Teaming Up 4 Forests, a science-business platform connecting stakeholders across the forest value chain, has released a report, ‘Europe’s wood supply in disruptive times’. The study captures the factors identified in numerous scientific studies influencing wood supply from European forests. It outlines the impacts of climate change and also considers other factors, such as political uncertainties and a fragmented forest landscape.

Bridging the gap between science and policy, it highlights practical implications and response measures for the wood-based industry, forest management and policymakers. The study compiles findings of a wide range of scientific papers and research.

The study author team comprised of forest scientists and experts across Europe. Dr Metodi Sotirov from University of Freiburg (Germany), chaired the study team and says, “Although this is an evidence-based publication with a strong scientific component, it aims to inform decision-makers that operate mainly outside scientific and academic circles, and to contribute to bridging the gap between science, business and stakeholders in the forest and wood-based sector.”
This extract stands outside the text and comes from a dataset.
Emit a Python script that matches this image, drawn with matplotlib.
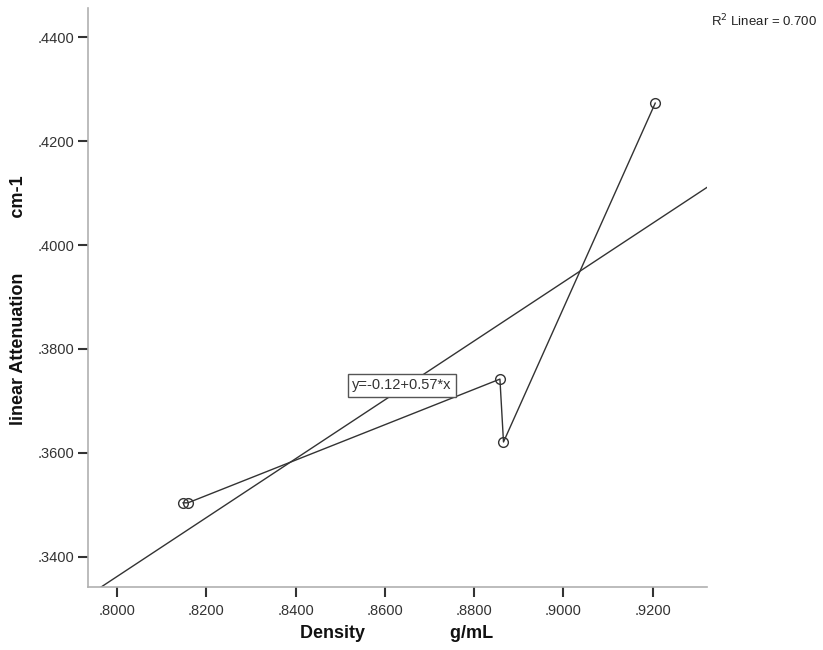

Challenges for forests and the wood-based industry
Forests in Europe are strongly affected by climate change, with far-reaching consequences for forest health and ecosystem services including the supply of wood. Tree species of great commercial importance are significantly impacted by disturbances such as extreme drought events, bark beetle infestation, and frequent heatwaves and wildfires. Forests and wood-based industries also face other challenges such as political uncertainties and a fragmented forest landscape caused by alterations in land use and wildfires, among others.
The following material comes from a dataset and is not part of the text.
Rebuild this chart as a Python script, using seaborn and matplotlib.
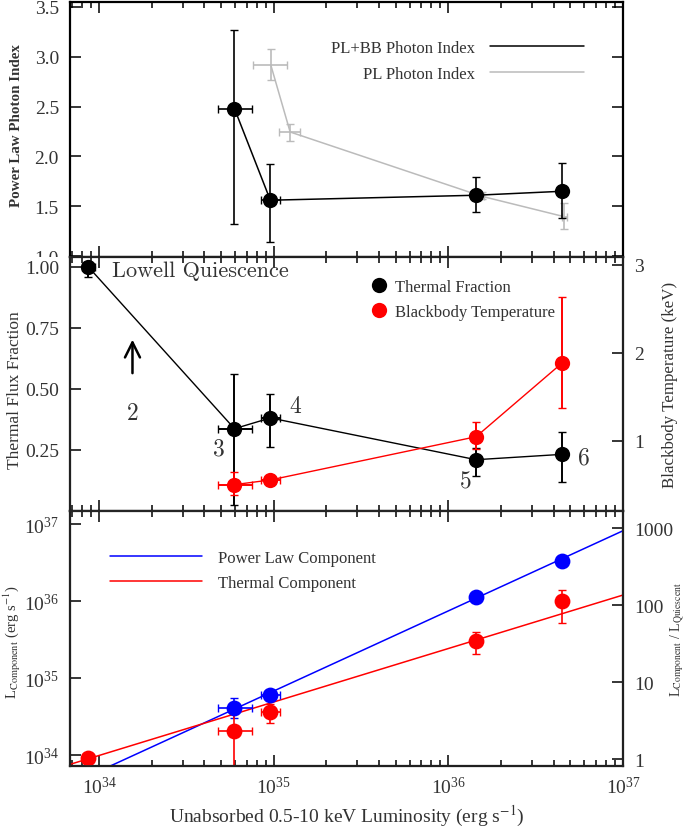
import matplotlib
matplotlib.use("Agg")
import numpy as np
import matplotlib.pyplot as plt
import matplotlib.ticker as mticker
from matplotlib.lines import Line2D
from matplotlib.transforms import Bbox, TransformedBbox
import seaborn as sns

sns.set_theme(style="ticks")
plt.rcParams['font.family'] = ['Liberation Serif', 'DejaVu Serif']
plt.rcParams['mathtext.fontset'] = 'stix'
plt.rcParams['text.color'] = '#333333'
plt.rcParams['axes.labelcolor'] = '#333333'
plt.rcParams['xtick.color'] = 'black'
plt.rcParams['ytick.color'] = 'black'
plt.rcParams['xtick.labelcolor'] = '#333333'
plt.rcParams['ytick.labelcolor'] = '#333333'

# ---- data ----
# unabsorbed 0.5-10 keV luminosity of observations 1, 3, 4, 5, 6
lum = [8.65e33, 5.95e34, 9.55e34, 1.44e36, 4.49e36]
lum_lo = [8.0e33, 4.78e34, 8.4e34, 1.41e36, 4.42e36]
lum_hi = [9.5e33, 7.45e34, 1.08e35, 1.47e36, 4.56e36]

# top: PL+BB photon index (obs 3-6)
gamma_plbb = [2.48, 1.56, 1.61, 1.65]
gamma_plbb_lo = [1.32, 1.14, 1.44, 1.38]
gamma_plbb_hi = [3.27, 1.92, 1.79, 1.93]

# top: PL-only photon index
pl_lum = [9.6e34, 1.24e35, 1.55e36, 4.6e36]
pl_lum_lo = [7.6e34, 1.07e35, 1.50e36, 4.45e36]
pl_lum_hi = [1.19e35, 1.41e35, 1.60e36, 4.75e36]
gamma_pl = [2.92, 2.245, 1.60, 1.395]
gamma_pl_lo = [2.77, 2.15, 1.57, 1.27]
gamma_pl_hi = [3.08, 2.33, 1.64, 1.53]

# middle: thermal flux fraction (obs 1, 3-6) and blackbody kT (obs 3-6)
therm_frac = [1.00, 0.337, 0.381, 0.210, 0.232]
therm_frac_lo = [0.96, 0.026, 0.264, 0.143, 0.120]
therm_frac_hi = [1.00, 0.559, 0.480, 0.260, 0.322]
obs2_lum = 1.55e34          # obs 2: lower limit only
obs2_frac_limit = 0.553
bb_temp = [0.50, 0.553, 1.045, 1.886]
bb_temp_lo = [0.38, 0.52, 0.90, 1.37]
bb_temp_hi = [0.64, 0.59, 1.21, 2.63]
obs_labels = ["3", "4", "5", "6"]

# bottom: component luminosities
l_pl = [4.09e34, 6.1e34, 1.14e36, 3.36e36]      # obs 3-6
l_pl_lo = [3.0e34, 6.1e34, 1.14e36, 3.36e36]
l_pl_hi = [5.6e34, 6.1e34, 1.14e36, 3.36e36]
l_th = [9.2e33, 2.05e34, 3.65e34, 3.05e35, 1.01e36]  # obs 1, 3-6
l_th_lo = [9.2e33, 1e33, 2.58e34, 2.05e35, 5.2e35]
l_th_hi = [9.2e33, 3.4e34, 4.6e34, 4.03e35, 1.41e36]
l_quiescent = 8.9e33
# power-law fits: L_comp = norm * (L / 1e37) ** slope
pl_fit_norm, pl_fit_slope = 8.2e36, 1.04
th_fit_norm, th_fit_slope = 1.2e36, 0.694

xlim = (6.8e33, 1e37)

RED = "#ff0000"
BLUE = "#0000ff"
GREY = "#bbbbbb"


def errs(v, lo, hi):
    v = np.asarray(v); lo = np.asarray(lo); hi = np.asarray(hi)
    return [v - lo, hi - v]


def style_axis(ax):
    ax.tick_params(which="both", direction="in", top=True, width=1.1)
    ax.tick_params(which="major", length=8, labelsize=14)
    ax.tick_params(which="minor", length=4)
    ax.tick_params(axis="y", pad=8)
    ax.tick_params(axis="x", pad=7)
    for s in ax.spines.values():
        s.set_linewidth(1.6)
        s.set_color("black")


fig = plt.figure(figsize=(6.94, 8.28), dpi=100)
L, W = 70 / 694, 553 / 694
ax_top = fig.add_axes([L, 570 / 828, W, 255 / 828])
ax_mid = fig.add_axes([L, 316 / 828, W, 254 / 828], sharex=ax_top)
ax_bot = fig.add_axes([L, 61 / 828, W, 255 / 828], sharex=ax_top)

# ---------------- top panel ----------------
ax = ax_top
ax.set_xscale("log")
sns.lineplot(x=pl_lum, y=gamma_pl, ax=ax, color=GREY, lw=1.1, sort=False,
             estimator=None, label="PL Photon Index")
ax.errorbar(pl_lum, gamma_pl, xerr=errs(pl_lum, pl_lum_lo, pl_lum_hi),
            yerr=errs(gamma_pl, gamma_pl_lo, gamma_pl_hi), fmt="none",
            ecolor=GREY, elinewidth=1.2, capsize=3)
sns.lineplot(x=lum[1:], y=gamma_plbb, ax=ax, color="black", lw=1.1, sort=False,
             estimator=None, marker="o", markersize=11, markeredgewidth=0,
             label="PL+BB Photon Index")
ax.errorbar(lum[1:], gamma_plbb, xerr=errs(lum[1:], lum_lo[1:], lum_hi[1:]),
            yerr=errs(gamma_plbb, gamma_plbb_lo, gamma_plbb_hi), fmt="none",
            ecolor="black", elinewidth=1.2, capsize=3)
ax.set_ylim(0.99, 3.55)
ax.set_yticks([1.0, 1.5, 2.0, 2.5, 3.0, 3.5])
ax.yaxis.set_major_formatter(mticker.FormatStrFormatter("%.1f"))
ax.tick_params(axis="y", right=True)
ax.set_ylabel("Power Law Photon Index", fontsize=10.8, fontweight="bold")
ax.yaxis.set_label_coords(-0.085, 0.52)
h = [Line2D([], [], color="black", lw=1.1), Line2D([], [], color=GREY, lw=1.1)]
ax.legend(h, ["PL+BB Photon Index", "PL Photon Index"], loc="upper right",
          bbox_to_anchor=(0.956, 0.91), frameon=False, markerfirst=False,
          fontsize=12, handlelength=5.6, handletextpad=0.9, labelspacing=0.6)
style_axis(ax)

# ---------------- middle panel ----------------
ax = ax_mid
sns.lineplot(x=lum, y=therm_frac, ax=ax, color="black", lw=1.0, sort=False,
             estimator=None, marker="o", markersize=11, markeredgewidth=0)
ax.errorbar(lum, therm_frac, xerr=errs(lum, lum_lo, lum_hi),
            yerr=errs(therm_frac, therm_frac_lo, therm_frac_hi), fmt="none",
            ecolor="black", elinewidth=1.4, capsize=3, zorder=3)
ax.annotate("", xy=(obs2_lum, obs2_frac_limit + 0.16), xytext=(obs2_lum, obs2_frac_limit),
            arrowprops=dict(arrowstyle="->,head_length=0.9,head_width=0.45", lw=1.8, color="black"))
ax.text(obs2_lum, 0.40, "2", fontsize=17, family="cmr10", ha="center", va="center")
ax.text(1.18e34, 0.985, "Lowell Quiescence", fontsize=16, family="cmr10",
        ha="left", va="center", color="#333333")
label_pos = [(4.84e34, 0.258), (1.33e35, 0.43), (1.26e36, 0.121), (6.0e36, 0.221)]
for t, (px, py) in zip(obs_labels, label_pos):
    ax.text(px, py, t, fontsize=17, family="cmr10", ha="center", va="center", color="#333333")
ax.set_ylim(0, 1.04)
ax.set_yticks([0.25, 0.50, 0.75, 1.00])
ax.yaxis.set_major_formatter(mticker.FormatStrFormatter("%.2f"))
ax.set_ylabel("Thermal Flux Fraction", fontsize=12.5)
ax.yaxis.set_label_coords(-0.085, 0.48)
style_axis(ax)
ax.tick_params(axis="y", right=False)

axr = ax.twinx()
sns.lineplot(x=lum[1:], y=bb_temp, ax=axr, color=RED, lw=1.0, sort=False,
             estimator=None, marker="o", markersize=11, markeredgewidth=0)
axr.errorbar(lum[1:], bb_temp, xerr=errs(lum[1:], lum_lo[1:], lum_hi[1:]),
             yerr=errs(bb_temp, bb_temp_lo, bb_temp_hi), fmt="none",
             ecolor=RED, elinewidth=1.4, capsize=3)
axr.set_ylim(0.2, 3.09)
axr.set_yticks([1, 2, 3])
axr.set_ylabel("Blackbody Temperature (keV)", fontsize=12.2)
axr.yaxis.set_label_coords(1.07, 0.5)
axr.tick_params(axis="y", direction="in", length=8, width=1.1, labelsize=14, pad=8)
axr.tick_params(axis="x", which="both", bottom=False, top=False)
h = [Line2D([], [], color="black", marker="o", ls="none", ms=11, mew=0),
     Line2D([], [], color=RED, marker="o", ls="none", ms=11, mew=0)]
axr.legend(h, ["Thermal Fraction", "Blackbody Temperature"], loc="upper left",
           bbox_to_anchor=(0.517, 0.973), frameon=False, fontsize=12,
           handlelength=1.0, handletextpad=0.45, labelspacing=0.55)

# ---------------- bottom panel ----------------
ax = ax_bot
ax.set_yscale("log")
fit_x = np.array(xlim)
sns.lineplot(x=fit_x, y=pl_fit_norm * (fit_x / 1e37) ** pl_fit_slope, ax=ax,
             color=BLUE, lw=1.1, label="Power Law Component")
sns.lineplot(x=fit_x, y=th_fit_norm * (fit_x / 1e37) ** th_fit_slope, ax=ax,
             color=RED, lw=1.1, label="Thermal Component")
sns.scatterplot(x=lum[1:], y=l_pl, ax=ax, color=BLUE, s=130, linewidth=0, zorder=4)
ax.errorbar(lum[1:], l_pl, xerr=errs(lum[1:], lum_lo[1:], lum_hi[1:]),
            yerr=errs(l_pl, l_pl_lo, l_pl_hi), fmt="none", ecolor=BLUE,
            elinewidth=1.2, capsize=3)
sns.scatterplot(x=lum, y=l_th, ax=ax, color=RED, s=130, linewidth=0, zorder=4)
xe = errs(lum, lum_lo, lum_hi)
xe[0][0] = xe[1][0] = 0
ax.errorbar(lum, l_th, xerr=xe, yerr=errs(l_th, l_th_lo, l_th_hi), fmt="none",
            ecolor=RED, elinewidth=1.2, capsize=3)
ax.set_xlim(*xlim)
ax.set_ylim(7.24e33, 1.48e37)
ax.xaxis.set_major_locator(mticker.LogLocator(base=10, numticks=10))
ax.xaxis.set_minor_locator(mticker.LogLocator(base=10, subs=np.arange(2, 10), numticks=10))
ax.xaxis.set_minor_formatter(mticker.NullFormatter())
ax.yaxis.set_major_locator(mticker.LogLocator(base=10, numticks=10))
ax.yaxis.set_minor_locator(mticker.NullLocator())
ax.set_xlabel(r"Unabsorbed 0.5-10 keV Luminosity (erg s$^{\mathrm{-1}}$)", fontsize=14)
ax.xaxis.set_label_coords(0.5, -0.145)
ax.set_ylabel(r"L$_{\mathrm{Component}}$ (erg s$^{\mathrm{-1}}$)", fontsize=10.5)
ax.yaxis.set_label_coords(-0.085, 0.49)
ax.legend(loc="upper left", bbox_to_anchor=(0.045, 0.906), frameon=False,
          fontsize=12, handlelength=5.5, handletextpad=1.0, labelspacing=0.55)
style_axis(ax)
ax.tick_params(axis="y", right=False)

axr = ax.twinx()
axr.set_yscale("log")
axr.set_ylim(7.24e33 / l_quiescent, 1.48e37 / l_quiescent)
axr.set_yticks([1, 10, 100, 1000])
axr.yaxis.set_major_formatter(mticker.FuncFormatter(lambda v, p: f"{v:g}"))
axr.yaxis.set_minor_locator(mticker.NullLocator())
axr.set_ylabel(r"L$_{\mathrm{Component}}$ / L$_{\mathrm{Quiescent}}$", fontsize=10)
axr.yaxis.set_label_coords(1.081, 0.5)
axr.tick_params(axis="y", direction="in", length=8, width=1.1, labelsize=14, pad=8)

for a in (ax_top, ax_mid):
    a.tick_params(which="both", labelbottom=False)

# clip the top panel's lowest tick label at the panel edge, as in the original
clip = TransformedBbox(Bbox([[0, 570 / 828], [1, 1]]), fig.transFigure)
for t in ax_top.yaxis.get_major_ticks():
    t.label1.set_clip_on(True)
    t.label1.set_clip_box(clip)

fig.savefig("out.png", dpi=100)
Consideration of different tree species
With forests being highly sensitive to climate change and significantly impacted by disturbances such as drought or heat, forest owners and managers are urged to take adaptive measures. “We need more mixed and structurally diverse forests, including natural regeneration and active assisted migration of species that are more adapted to future climates,” says study author Dr Manfred Lexer from University of Natural Resources and Life Sciences (Austria). “In European forests that are available for wood supply we have six dominant tree species: pine, spruce, fir, beech, oak, and birch. Spruce, beech and pine are among the most vulnerable species, especially to drought.”
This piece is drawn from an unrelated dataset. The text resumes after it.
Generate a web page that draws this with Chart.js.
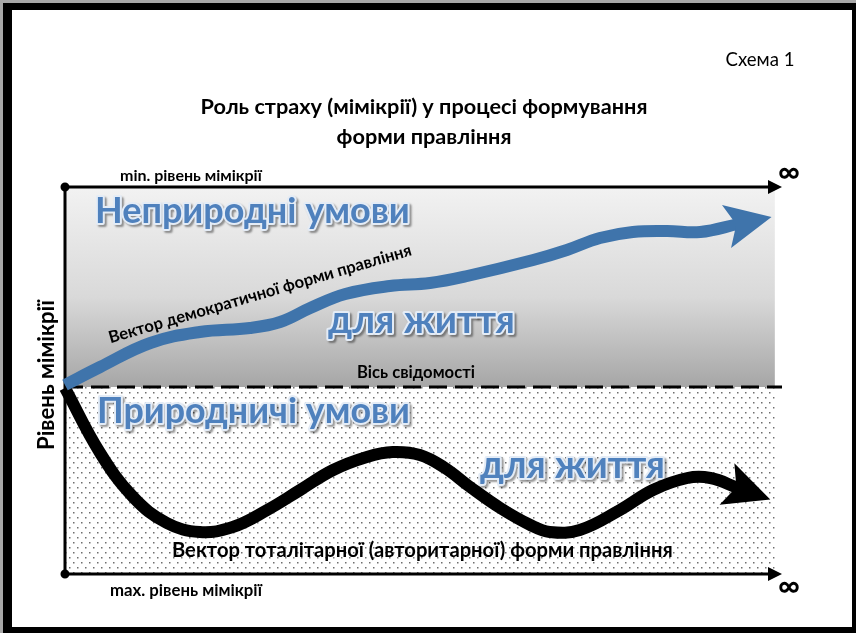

For example, the forest area in Europe suitable for Norway spruce will decrease by about 50 per cent depending on different climate change scenarios, while the suitability for other species will increase significantly. For the wood-based sector, which relies on the sufficient availability of woody biomass, it is key to gradually move away from the current strong dependency on softwoods (such as spruce and pine) and consider the production of new value-added wood-based products. Emerging products such as wood-based plastics, textile fibres or nanofibrillated cellulose for packaging, for example, are less dependent on certain tree species than traditional products.

Transition to bioeconomy and use of technology
Study authoir, Dr Anne Christine Ritschkoff from VTT Technical Research Centre of Finland Ltd., says, “In view of these challenges and a growing demand for wood-based products, forest-based industries in Europe will need to reflect their current business models. Technological and digital innovation, as well as a cascading use of wood is driving the transition towards a circular economy and supports the adaptation to future changes in wood supply. The future of research and innovation should be focused on the holistic and resource-efficient use of wood materials.”

The role of forest ownership
Other factors impacting the supply of wood include forest ownership and demographic changes among landowners. While there are differences in forest ownership between European regions, the share of private forest ownership has increased since the early 1990s, with 56 per cent of European forest area privately owned. In addition, private ownership has become more heterogeneous with more non-traditional, urban or passive owners. This often leads to less interest or capacity among forest owners to supply wood to the market.

Study author, Dr Špela Pezdevšek Malovrh from the University of Ljubljana (Slovenia), says, “Wood harvesting and profit maximisation are not the only – or even the primary – motivation for many forest owners and, therefore, are not the main goal of their management practices. Therefore, it will be important for policymakers to implement initiatives that engage and incentivise private forest owners.”

Policies to promote sustainable forest management
These factors affecting forests and wood supply need corresponding policy responses at different levels from global to local, particularly a better harmonisation and integration of policies that promote sustainable forest management practices. Quite importantly, strategic investments in research and innovation are needed to develop integrated, sustainable wood supply strategies and technologies that can adapt to changing circumstances, including the regionalisation of supply chains and evolving market dynamics. This will support the development of wood supply strategies and technologies to ensure adaptation and resilience of European forests to climate change in the long-term.

Joint measures to secure a future wood supply
To successfully navigate the uncertainties and changes ahead, cooperation and partnerships are paramount for the future of wood supply in Europe. Interdisciplinary, transnational, and cross-sectoral collaborations facilitate the implementation of successful strategies and can guide the wood-based industry towards innovation, adaptability, and resilience amid evolving challenges. Beyond cooperation, the study shows that education and communication within and outside the forest-based sector are crucial for sustainable forest management and engaging future generations.